O Crochê da Tia Marica
O crochê da tia Marica correu mundo e não ficou só em Malhadinha. A tia Marica não fazia outro trabalho que não fosse a sua renda, o seu crochê, ou ler bastante textos para ela e as outras pessoas de casa. Vinha gente de toda vizinhança fazer renda com a tia Marica porque ela tinha bastante habilidade para produzir a sua obra. Além da profissão de rendeira ela admirava a todo tipo de arte. A minha leitora e mestra agradava ao povo do lugar e adjacências com o seu trabalho maravilhoso. Enquanto a tia Ana Rosa cuidava dos seus animais e dos seus xerimbabos, a tia Marica fazia o seu trabalho de crochê, a sua renda sublime e fazia também as suas leituras autênticas nos melhores autores brasileiros e universais. Eu ficava admirado com a habilidade desta minha tia artista fazer o seu trabalho de crochê e ainda ter muita paixão pela boa leitura e tentar me ensinar algo da nossa cultura.
Quando chegava uma encomenda, logo ela realizava tudo e despachava o freguês que saía bem satisfeito com o belo atendimento desta celibatária artista.
Sempre vinha freguês de todo município para fazer algum serviço de crochê com a tia Marica, que além desta habilidade tinha também o gosto pela leitura, pela arte literária e até mesmo pela pintura.

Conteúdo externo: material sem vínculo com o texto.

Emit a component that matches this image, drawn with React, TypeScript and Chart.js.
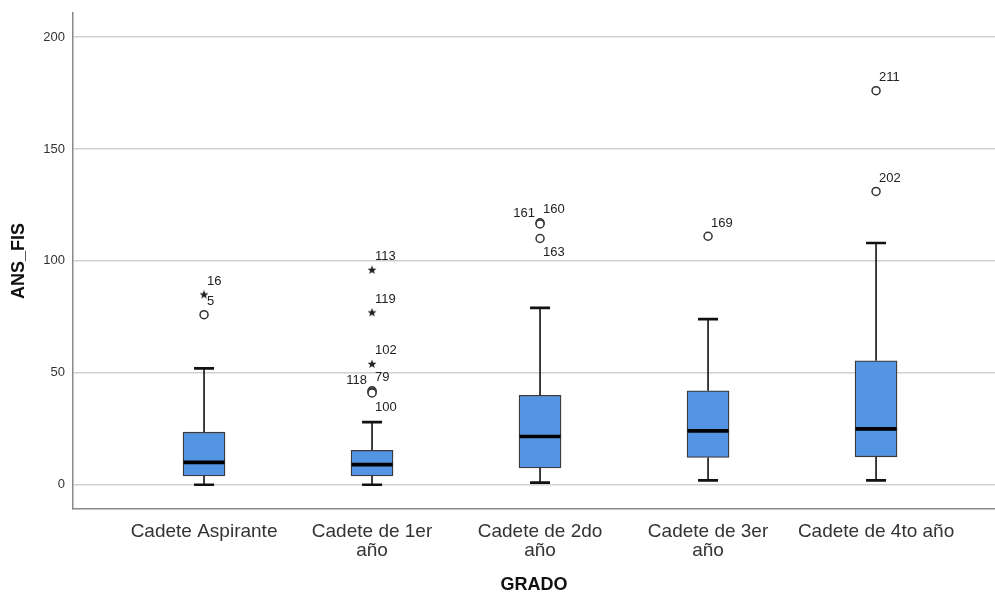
import React, { useEffect, useRef } from "react";
import { Chart, registerables } from "chart.js";

Chart.register(...registerables);

// ---------- data ----------
const categories: string[][] = [
  ["Cadete Aspirante"],
  ["Cadete de 1er", "año"],
  ["Cadete de 2do", "año"],
  ["Cadete de 3er", "año"],
  ["Cadete de 4to año"],
];
const whiskerLow = [0, 0, 1, 2, 2];
const q1 = [4, 4, 7.5, 12.2, 12.5];
const medians = [10, 9, 21.6, 24.1, 25];
const q3 = [23.5, 15.4, 40, 42, 55.4];
const whiskerHigh = [52, 28, 79, 74, 108];

// outliers (circle) : category index (1-based), value, case id
const circleGroup = [1, 2, 2, 2, 3, 3, 3, 4, 5, 5];
const circleValues = [76, 42, 41.5, 41, 117, 116.5, 110, 111, 176, 131];
const circleIds = ["5", "79", "118", "100", "160", "161", "163", "169", "211", "202"];

// extreme outliers (star)
const starGroup = [1, 2, 2, 2];
const starValues = [85, 96, 77, 54];
const starIds = ["16", "113", "119", "102"];

const yTicks = [0, 50, 100, 150, 200];

// ---------- styles ----------
const circleLabelSide = ["ne", "ne", "nw", "se", "ne", "nw", "se", "ne", "ne", "ne"];
const starLabelSide = ["ne", "ne", "ne", "ne"];
const FONT = "Arial, 'Liberation Sans', sans-serif";
const BOX_FILL = "#5394E3";
const BOX_EDGE = "#3a3a3a";

function makeStar(): HTMLCanvasElement {
  const c = document.createElement("canvas");
  c.width = 10;
  c.height = 10;
  const g = c.getContext("2d")!;
  g.fillStyle = "#222";
  g.beginPath();
  const cx = 5, cy = 5.3, ro = 4.7, ri = 2.0;
  for (let i = 0; i < 10; i++) {
    const r = i % 2 === 0 ? ro : ri;
    const a = -Math.PI / 2 + (i * Math.PI) / 5;
    const px = cx + r * Math.cos(a);
    const py = cy + r * Math.sin(a);
    if (i === 0) g.moveTo(px, py);
    else g.lineTo(px, py);
  }
  g.closePath();
  g.fill();
  return c;
}

const boxPlugin = {
  id: "boxWhiskers",
  beforeDatasetsDraw(chart: any) {
    const { ctx, scales } = chart;
    const xs = scales.x, ys = scales.y;
    ctx.save();
    ctx.strokeStyle = "#111";
    for (let i = 0; i < q1.length; i++) {
      const x = xs.getPixelForValue(i + 1);
      const yLo = ys.getPixelForValue(whiskerLow[i]);
      const yQ1 = ys.getPixelForValue(q1[i]);
      const yQ3 = ys.getPixelForValue(q3[i]);
      const yHi = ys.getPixelForValue(whiskerHigh[i]);
      ctx.lineWidth = 1.6;
      ctx.beginPath();
      ctx.moveTo(x, yQ1);
      ctx.lineTo(x, yLo);
      ctx.moveTo(x, yQ3);
      ctx.lineTo(x, yHi);
      ctx.stroke();
      ctx.lineWidth = 2.6;
      ctx.beginPath();
      ctx.moveTo(x - 10, yLo);
      ctx.lineTo(x + 10, yLo);
      ctx.moveTo(x - 10, yHi);
      ctx.lineTo(x + 10, yHi);
      ctx.stroke();
    }
    ctx.restore();
  },
  afterDatasetDraw(chart: any, args: any) {
    if (args.index !== 0) return;
    const { ctx, scales } = chart;
    ctx.save();
    ctx.strokeStyle = "#000";
    ctx.lineWidth = 3.6;
    for (let i = 0; i < medians.length; i++) {
      const x = scales.x.getPixelForValue(i + 1);
      const y = scales.y.getPixelForValue(medians[i]);
      ctx.beginPath();
      ctx.moveTo(x - 20.5, y);
      ctx.lineTo(x + 20.5, y);
      ctx.stroke();
    }
    ctx.restore();
  },
  afterDatasetsDraw(chart: any) {
    const { ctx } = chart;
    ctx.save();
    ctx.font = `13px ${FONT}`;
    ctx.fillStyle = "#222";
    ctx.textBaseline = "middle";
    const drawSet = (dsIndex: number, ids: string[], sides: string[]) => {
      const meta = chart.getDatasetMeta(dsIndex);
      meta.data.forEach((el: any, j: number) => {
        const side = sides[j];
        let tx = el.x + 3, ty = el.y - 13;
        ctx.textAlign = "left";
        if (side === "nw") {
          ctx.textAlign = "right";
          tx = el.x - 5;
          ty = el.y - 11;
        } else if (side === "se") {
          tx = el.x + 3;
          ty = el.y + 14;
        }
        ctx.fillText(ids[j], tx, ty);
      });
    };
    drawSet(1, circleIds, circleLabelSide);
    drawSet(2, starIds, starLabelSide);
    ctx.restore();
  },
};

export default function App() {
  const ref = useRef<HTMLCanvasElement | null>(null);
  useEffect(() => {
    if (!ref.current) return;
    const star = makeStar();
    const chart = new Chart(ref.current, {
      type: "bar",
      data: {
        datasets: [
          {
            type: "bar",
            data: q1.map((v, i) => ({ x: i + 1, y: [v, q3[i]] })) as any,
            backgroundColor: BOX_FILL,
            borderColor: BOX_EDGE,
            borderWidth: 1.3,
            borderSkipped: false,
            barThickness: 42,
          } as any,
          {
            type: "scatter",
            data: circleValues.map((v, i) => ({ x: circleGroup[i], y: v })),
            pointStyle: "circle",
            pointRadius: 4,
            pointBackgroundColor: "#fff",
            pointBorderColor: "#333",
            pointBorderWidth: 1.5,
          } as any,
          {
            type: "scatter",
            data: starValues.map((v, i) => ({ x: starGroup[i], y: v })),
            pointStyle: star,
            pointRadius: 5,
          } as any,
        ],
      },
      options: {
        animation: false,
        responsive: false,
        maintainAspectRatio: false,
        events: [],
        layout: { autoPadding: false, padding: { top: 13, right: 0, left: 0, bottom: 0 } },
        plugins: { legend: { display: false }, tooltip: { enabled: false } },
        scales: {
          x: {
            type: "linear",
            min: 0.22,
            max: 5.708,
            offset: false,
            grid: { display: false, drawTicks: false, offset: false },
            border: { display: true, color: "#8a8a8a", width: 1.5 },
            afterBuildTicks: (s: any) => {
              s.ticks = categories.map((_, i) => ({ value: i + 1 }));
            },
            afterFit: (s: any) => {
              s.height = 87;
              s.paddingLeft = 0;
              s.paddingRight = 0;
            },
            ticks: {
              autoSkip: false,
              maxRotation: 0,
              minRotation: 0,
              padding: 13,
              color: "#333",
              font: { family: FONT, size: 19, lineHeight: 1 },
              callback: (v: any) => categories[Math.round(v) - 1] ?? "",
            },
            title: {
              display: true,
              text: "GRADO",
              color: "#111",
              font: { family: FONT, size: 18, weight: "bold" },
              padding: { top: 0, bottom: 0 },
            },
          },
          y: {
            type: "linear",
            min: -10.8,
            max: 210.7,
            afterBuildTicks: (s: any) => {
              s.ticks = yTicks.map((v) => ({ value: v }));
            },
            afterFit: (s: any) => {
              s.width = 73;
              s.paddingTop = 0;
              s.paddingBottom = 0;
            },
            grid: { color: "#d0d0d0", lineWidth: 1.5, drawTicks: false },
            border: { display: true, color: "#8a8a8a", width: 1.5 },
            ticks: {
              padding: 8,
              color: "#333",
              font: { family: FONT, size: 13 },
            },
            title: {
              display: true,
              text: "ANS_FIS",
              color: "#111",
              font: { family: FONT, size: 18, weight: "bold" },
              padding: { top: 8, bottom: 0 },
            },
          },
        },
      } as any,
      plugins: [boxPlugin as any],
    });
    return () => chart.destroy();
  }, []);
  return (
    <div style={{ position: "absolute", left: 0, top: 0, width: 995, height: 596, background: "#fff" }}>
      <canvas ref={ref} width={995} height={596} style={{ display: "block" }} />
    </div>
  );
}
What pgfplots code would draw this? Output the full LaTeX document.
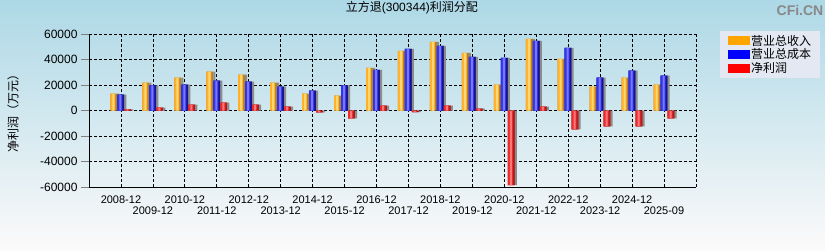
\documentclass[border=0pt]{standalone}
\usepackage{pgfplots}
\pgfplotsset{compat=1.18}
\usepackage{pgfplotstable}
\usepackage{fontspec}
\setmainfont{Liberation Sans}
\newfontfamily\cjk{Noto Sans CJK SC}

\definecolor{bgtop}{RGB}{173,216,230}
\definecolor{bgmid}{RGB}{214,232,240}
\definecolor{bgbot}{RGB}{252,250,250}
\definecolor{orD}{RGB}{176,128,48}
\definecolor{orM}{RGB}{255,176,40}
\definecolor{orH}{RGB}{255,215,110}
\definecolor{blD}{RGB}{20,20,140}
\definecolor{blM}{RGB}{50,50,240}
\definecolor{blH}{RGB}{120,120,255}
\definecolor{rdD}{RGB}{170,30,30}
\definecolor{rdM}{RGB}{240,40,40}
\definecolor{rdH}{RGB}{255,120,120}
\definecolor{shad}{RGB}{140,140,140}
\definecolor{legbg}{RGB}{228,232,242}
\definecolor{wmark}{RGB}{136,136,136}
\definecolor{legor}{RGB}{255,165,0}
\definecolor{legbl}{RGB}{0,0,255}
\definecolor{legrd}{RGB}{255,0,0}

\pgfplotstableread{
x rev cost np
0 13250 12470 800
1 21800 19740 2340
2 25700 20260 4700
3 30400 23400 6200
4 28050 22600 4700
5 21800 18700 3100
6 13250 15600 -1560
7 11700 19740 -6230
8 33500 31900 3900
9 46750 48300 -1300
10 53800 50650 3900
11 45200 42100 1560
12 20260 41300 -58600
13 56100 54550 3100
14 40500 49100 -14800
15 18700 25700 -12500
16 25700 31200 -12500
17 20260 27300 -6250
}\datatable

\begin{document}
\begin{tikzpicture}
\shade[top color=bgtop, middle color=bgmid, bottom color=bgbot] (0pt,0pt) rectangle (825pt,250pt);
\useasboundingbox (0pt,0pt) rectangle (825pt,250pt);
\node[font=\bfseries\fontsize{14}{14}\selectfont, text=wmark] at (800pt,240pt) {CFi.CN};
\begin{axis}[
  at={(89pt,63pt)}, anchor=south west,
  width=607pt, height=153pt, scale only axis,
  xmin=-1, xmax=18, ymin=-60000, ymax=60000,
  scaled y ticks=false,
  axis x line*=bottom, axis y line*=left,
  x axis line style={-, line width=0.9pt}, y axis line style={-, line width=0.9pt},
  tick align=outside,
  major tick length=8pt,
  ytick={-60000,-40000,-20000,0,20000,40000,60000},
  yticklabels={-60000,-40000,-20000,0,20000,40000,60000},
  yticklabel style={font=\fontsize{12}{12}\selectfont},
  xtick={0,2,4,6,8,10,12,14,16},
  xticklabels={2008-12,2010-12,2012-12,2014-12,2016-12,2018-12,2020-12,2022-12,2024-12},
  xtick style={draw=none},
  xticklabel style={font=\fontsize{11}{11}\selectfont, yshift=3pt},
  extra x ticks={1,3,5,7,9,11,13,15,17,18},
  extra x tick labels={2009-12,2011-12,2013-12,2015-12,2017-12,2019-12,2021-12,2023-12,2025-09,{}},
  extra x tick style={grid=major, major tick length=4pt, tick style={draw=black, line width=0.8pt}, tick label style={yshift=-15pt}},
  ymajorgrids, xmajorgrids,
  grid style={black, line width=0.7pt, dash pattern=on 3pt off 2pt},
  title={{\cjk 立方退}(300344){\cjk 利润分配}},
  title style={at={(axis description cs:0.532,1.13)}, anchor=center, font=\fontsize{12}{12}\selectfont},
  ylabel={\cjk 净利润（万元）},
  ylabel style={at={(axis description cs:-0.125,0.5)}, anchor=center, font=\fontsize{12}{12}\selectfont},
  legend style={at={(axis description cs:1.0395,1.0196)}, anchor=north west, draw=none, fill=legbg,
    font=\cjk\fontsize{12}{13}\selectfont, inner xsep=8pt, inner ysep=3pt, row sep=0pt,
    nodes={inner sep=1pt}},
  legend cell align=left,
]
% legend-carrying base bars
\addplot[ybar, bar width=7pt, bar shift=-7pt, draw=none, fill=orD,
  legend image code/.code={\fill[legor] (0pt,-4.5pt) rectangle (22pt,4.5pt);}]
  table[x=x,y=rev]{\datatable};
\addlegendentry{营业总收入}
\addplot[ybar, bar width=7pt, bar shift=0pt, draw=none, fill=blD,
  legend image code/.code={\fill[legbl] (0pt,-4.5pt) rectangle (22pt,4.5pt);}]
  table[x=x,y=cost]{\datatable};
\addlegendentry{营业总成本}
\addplot[ybar, bar width=7pt, bar shift=7pt, draw=none, fill=rdD,
  legend image code/.code={\fill[legrd] (0pt,-4.5pt) rectangle (22pt,4.5pt);}]
  table[x=x,y=np]{\datatable};
\addlegendentry{净利润}
% shadows
\addplot[ybar, forget plot, bar width=2pt, bar shift=-2.5pt, draw=none, fill=shad] table[x=x,y=rev]{\datatable};
\addplot[ybar, forget plot, bar width=7pt, bar shift=0pt, draw=none, fill=blD] table[x=x,y=cost]{\datatable};
\addplot[ybar, forget plot, bar width=2pt, bar shift=4.5pt, draw=none, fill=shad] table[x=x,y=cost]{\datatable};
\addplot[ybar, forget plot, bar width=7pt, bar shift=7pt, draw=none, fill=rdD] table[x=x,y=np]{\datatable};
\addplot[ybar, forget plot, bar width=2pt, bar shift=11.5pt, draw=none, fill=shad] table[x=x,y=np]{\datatable};
% main tones
\addplot[ybar, forget plot, bar width=5pt, bar shift=-8pt, draw=none, fill=orM] table[x=x,y=rev]{\datatable};
\addplot[ybar, forget plot, bar width=5pt, bar shift=-1pt, draw=none, fill=blM] table[x=x,y=cost]{\datatable};
\addplot[ybar, forget plot, bar width=5pt, bar shift=6pt, draw=none, fill=rdM] table[x=x,y=np]{\datatable};
% highlights
\addplot[ybar, forget plot, bar width=2pt, bar shift=-7.5pt, draw=none, fill=orH] table[x=x,y=rev]{\datatable};
\addplot[ybar, forget plot, bar width=2pt, bar shift=-0.5pt, draw=none, fill=blH] table[x=x,y=cost]{\datatable};
\addplot[ybar, forget plot, bar width=2pt, bar shift=6.5pt, draw=none, fill=rdH] table[x=x,y=np]{\datatable};
\end{axis}
\end{tikzpicture}
\end{document}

Vi muito a tia Marica fazendo a sua renda o dia inteiro, parando apenas para comer ou ler algum texto de romance ou algum cordel de seu interesse. Entre a leitura e o crochê fez ela a sua vida de celibatária sem nunca ter conquistado ninguém e sem construir família, vivendo ao lado das outras duas irmâs solteiras até o fim da sua existencia.
Os trabalhos de renda da tia Marica tiveram repercussão na capital do nosso estado. Quando a nossa prima Maria vinha visitar os parentes, levava sempre algumas peças de renda para vendê-las em Fortaleza, a capital do nosso querido Ceará.
Assim a obra de arte da minha tia e mestra ia se difundindo por tdo nosso estado. A minha incentivadora a literatura tinha muita habilidade artística, embora não tenha ficado bem conhecida como realmente merecia. O meu gosto literário foi descoberto através desta figura extraordinária, que tanto gostava de ler e comentar as obras da nossa literatura. Meu ralacionamento com Hugo, com Flaubert, com Julio Verne, com Cervantes, com Eça de Queiroz eu devo a minha tia Marica e aos bons livros. Foi através desta celibatária que conheci a obra de Joaquim Cesário Verde, Raul Brandão, Fernando Pessoa, Mário de Sá Carneiro e o fantástico Antonio Feliciano de Castilho.